Required work: Please retype the data in full and exactly; the pictures are not part of the copy.

______

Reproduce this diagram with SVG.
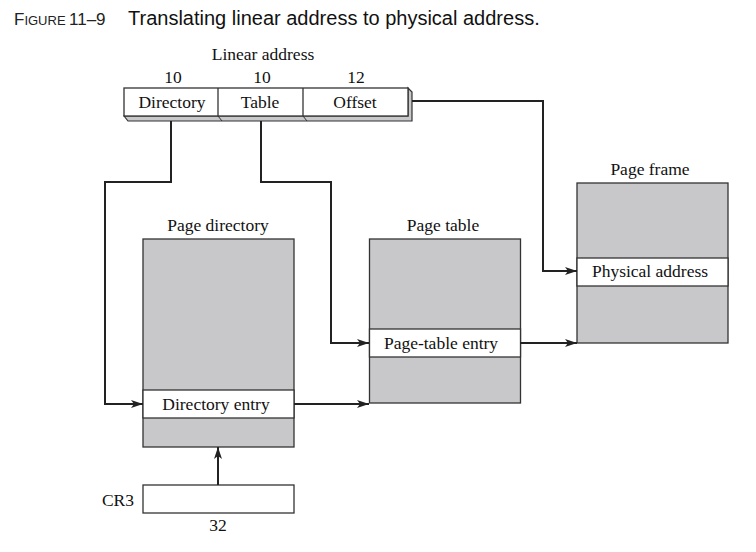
<svg xmlns="http://www.w3.org/2000/svg" width="756" height="552" viewBox="0 0 756 552">
<style>
.t{font-family:"Liberation Serif",serif;font-size:17.5px;fill:#111;text-anchor:middle}
.box{fill:#c8c8ca;stroke:#333;stroke-width:1.3}
.ent{fill:#fff;stroke:#333;stroke-width:1.3}
.wb{fill:#fff;stroke:#333;stroke-width:1.3}
.c{fill:none;stroke:#222;stroke-width:2}
</style>
<defs>
<marker id="ah" viewBox="0 0 12 8" refX="12" refY="4" markerWidth="12" markerHeight="8" markerUnits="userSpaceOnUse" orient="auto">
<path d="M0,0 L12,4 L0,8 L3,4 Z" fill="#222"/>
</marker>
</defs>
<rect width="756" height="552" fill="#fff"/>
<g id="title">
<text x="14" y="25" font-family="Liberation Sans,sans-serif" fill="#222"><tspan font-size="17">F</tspan><tspan font-size="13">IGURE</tspan><tspan font-size="17" x="69">11–9</tspan></text>
<text x="128" y="25" font-family="Liberation Sans,sans-serif" font-size="20" fill="#111">Translating linear address to physical address.</text>
</g>
<g id="linear-address">
<text class="t" x="263" y="60">Linear address</text>
<text class="t" x="173" y="83">10</text>
<text class="t" x="262" y="83">10</text>
<text class="t" x="356" y="83">12</text>
<path d="M124,116 L128,121 L412,121 L412,92 L408,88 L408,116 Z" fill="#c8c8ca" stroke="#333" stroke-width="1.2"/>
<line x1="218" y1="116" x2="222" y2="121" stroke="#333" stroke-width="1"/>
<line x1="303" y1="116" x2="307" y2="121" stroke="#333" stroke-width="1"/>
<rect class="wb" x="124" y="88" width="284" height="28"/>
<line x1="218" y1="88" x2="218" y2="116" stroke="#333" stroke-width="1.3"/>
<line x1="303" y1="88" x2="303" y2="116" stroke="#333" stroke-width="1.3"/>
<text class="t" x="172" y="108">Directory</text>
<text class="t" x="260" y="108">Table</text>
<text class="t" x="355" y="108">Offset</text>
</g>
<g id="page-directory">
<text class="t" x="218" y="231">Page directory</text>
<rect class="box" x="143" y="239" width="151" height="208"/>
<rect class="ent" x="143" y="390" width="151" height="28"/>
<text class="t" x="216" y="410">Directory entry</text>
</g>
<g id="page-table">
<text class="t" x="443" y="231">Page table</text>
<rect class="box" x="369.500" y="239" width="151" height="164"/>
<rect class="ent" x="369.500" y="329" width="151" height="28"/>
<text class="t" x="441" y="349">Page-table entry</text>
</g>
<g id="page-frame">
<text class="t" x="650" y="175">Page frame</text>
<rect class="box" x="577" y="183" width="151" height="160"/>
<rect class="ent" x="577" y="258" width="151" height="28"/>
<text class="t" x="650" y="277">Physical address</text>
</g>
<g id="cr3">
<text class="t" x="134" y="506" text-anchor="end" style="text-anchor:end">CR3</text>
<rect class="wb" x="143" y="485" width="151" height="28"/>
<text class="t" x="218" y="531">32</text>
</g>
<g id="connectors">
<path class="c" d="M171,121 V182 H105 V404 H143" marker-end="url(#ah)"/>
<path class="c" d="M261,121 V182 H331 V343 H369" marker-end="url(#ah)"/>
<path class="c" d="M412,101 H543 V271 H577" marker-end="url(#ah)"/>
<path class="c" d="M294,404 H369" marker-end="url(#ah)"/>
<path class="c" d="M520,343 H577" marker-end="url(#ah)"/>
<path class="c" d="M218,485 V447" marker-end="url(#ah)"/>
</g>
</svg>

______

Exercise solution:
Reproduce this diagram with SVG.
<svg xmlns="http://www.w3.org/2000/svg" width="756" height="552" viewBox="0 0 756 552">
<style>
.t{font-family:"Liberation Serif",serif;font-size:17.5px;fill:#111;text-anchor:middle}
.box{fill:#c8c8ca;stroke:#333;stroke-width:1.3}
.ent{fill:#fff;stroke:#333;stroke-width:1.3}
.wb{fill:#fff;stroke:#333;stroke-width:1.3}
.c{fill:none;stroke:#222;stroke-width:2}
</style>
<defs>
<marker id="ah" viewBox="0 0 12 8" refX="12" refY="4" markerWidth="12" markerHeight="8" markerUnits="userSpaceOnUse" orient="auto">
<path d="M0,0 L12,4 L0,8 L3,4 Z" fill="#222"/>
</marker>
</defs>
<rect width="756" height="552" fill="#fff"/>
<g id="title">
<text x="14" y="25" font-family="Liberation Sans,sans-serif" fill="#222"><tspan font-size="17">F</tspan><tspan font-size="13">IGURE</tspan><tspan font-size="17" x="69">11–9</tspan></text>
<text x="128" y="25" font-family="Liberation Sans,sans-serif" font-size="20" fill="#111">Translating linear address to physical address.</text>
</g>
<g id="linear-address">
<text class="t" x="263" y="60">Linear address</text>
<text class="t" x="173" y="83">10</text>
<text class="t" x="262" y="83">10</text>
<text class="t" x="356" y="83">12</text>
<path d="M124,116 L128,121 L412,121 L412,92 L408,88 L408,116 Z" fill="#c8c8ca" stroke="#333" stroke-width="1.2"/>
<line x1="218" y1="116" x2="222" y2="121" stroke="#333" stroke-width="1"/>
<line x1="303" y1="116" x2="307" y2="121" stroke="#333" stroke-width="1"/>
<rect class="wb" x="124" y="88" width="284" height="28"/>
<line x1="218" y1="88" x2="218" y2="116" stroke="#333" stroke-width="1.3"/>
<line x1="303" y1="88" x2="303" y2="116" stroke="#333" stroke-width="1.3"/>
<text class="t" x="172" y="108">Directory</text>
<text class="t" x="260" y="108">Table</text>
<text class="t" x="355" y="108">Offset</text>
</g>
<g id="page-directory">
<text class="t" x="218" y="231">Page directory</text>
<rect class="box" x="143" y="239" width="151" height="208"/>
<rect class="ent" x="143" y="390" width="151" height="28"/>
<text class="t" x="216" y="410">Directory entry</text>
</g>
<g id="page-table">
<text class="t" x="443" y="231">Page table</text>
<rect class="box" x="369.500" y="239" width="151" height="164"/>
<rect class="ent" x="369.500" y="329" width="151" height="28"/>
<text class="t" x="441" y="349">Page-table entry</text>
</g>
<g id="page-frame">
<text class="t" x="650" y="175">Page frame</text>
<rect class="box" x="577" y="183" width="151" height="160"/>
<rect class="ent" x="577" y="258" width="151" height="28"/>
<text class="t" x="650" y="277">Physical address</text>
</g>
<g id="cr3">
<text class="t" x="134" y="506" text-anchor="end" style="text-anchor:end">CR3</text>
<rect class="wb" x="143" y="485" width="151" height="28"/>
<text class="t" x="218" y="531">32</text>
</g>
<g id="connectors">
<path class="c" d="M171,121 V182 H105 V404 H143" marker-end="url(#ah)"/>
<path class="c" d="M261,121 V182 H331 V343 H369" marker-end="url(#ah)"/>
<path class="c" d="M412,101 H543 V271 H577" marker-end="url(#ah)"/>
<path class="c" d="M294,404 H369" marker-end="url(#ah)"/>
<path class="c" d="M520,343 H577" marker-end="url(#ah)"/>
<path class="c" d="M218,485 V447" marker-end="url(#ah)"/>
</g>
</svg>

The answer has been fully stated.